Area police departments participated in the Law Enforcement Torch Run of Connecticut Thursday, a three-day statewide run in which state law enforcement officers and Special Olympics athletes carried the Flame of Hope, which symbolizes courage and celebration of diversity uniting communities around the globe.
Over 1,000 law enforcement officers are participating.
The run will end with the lighting of the cauldron at the Summer Sports Series Opening Ceremonies at Fairfield University on Friday.
Over a dozen Bristol police officers and youth cadets dashed up Route 69 and toward the Farmington and Bristol border Thursday, to hand off a torch to runners as part of the run.
The Law Enforcement Torch Run is the largest grassroots fundraiser for the Special Olympics with over 100 police agencies joining across the state.
“We’re privileged to be partnered with the Special Olympics.

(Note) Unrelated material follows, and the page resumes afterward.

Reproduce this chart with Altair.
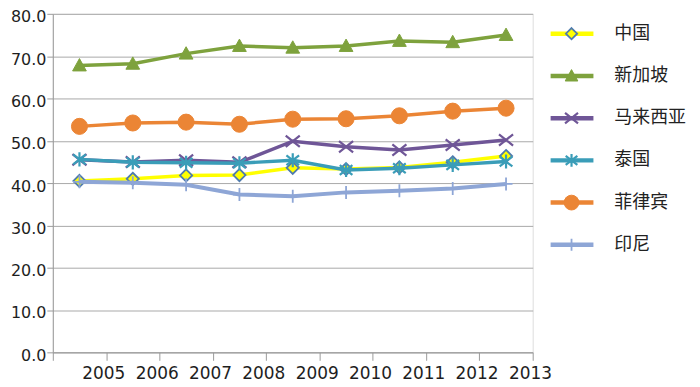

It’s a great, great cause,” Bristol Police Chief Brian Gould said.
Bristol police picked up the torch coming through Wolcott and then handed it off to the Farmington Police Department at the town line. Officers ran through the center of town, passed Bristol City Hall, and headed north to Route 6. Once they reached the border, Farmington police then carried the torch to West Hartford.
“We pass the torch off to different people running in the group,” said Gould.
As part of further charitable efforts, Bristol police also held a Tip-a-Cop event with help from staff at Uncle Sam’s Restaurant, and will be rappelling down walls at the Mohegan Sun casino in Uncasville in September. The Tip-a-Cop event raised around $3,000 over Memorial Day weekend, officers said.
Officers Katie Verilo and Zack Levine helped organize the Bristol torch running leg.
“We start at the beginning of the year and go to different businesses and each business we reach out to can do a donation of a minimum of $100 to adopt a mile that gets them a sign along our seven-mile stretch of the run,” Verilo said. “You get more signs for donating more.”
Funds are still being counted but Levine said officers were confident between $5,000 and $10,000 would come out of the event.
“We’ve been doing this now for three years,” Verilo said of the run. “We’ll also be doing a Penguin Plunge this year. We get a lot of support to do all of this and we’re thankful for it.”
The New Britain Police Department also carried the “Flame of Hope” in support of the Special Olympics of Connecticut Thursday.
New Britain Police Chief Christopher Chute said he has been involved with the Special Olympics of Connecticut for over 20 years.
“The New Britain Police Department has a great relationship with the Special Olympics of Connecticut, especially the Law Enforcement Torch Run,” Chute said. “This is just another event throughout the year that we highly support, are highly engaged in and are proud to be a part of.”
New Britain police received the torch from the Berlin Police Department and handed it off to the Newington Police Department.
According to Senior Director of the Special Olympics of Connecticut Lisa Carlone, the goal of this run in particular was to raise awareness, but the Law Enforcement Torch Run encompasses many other events. In total, the fundraiser has raised almost $900 million for Special Olympics worldwide since its inception.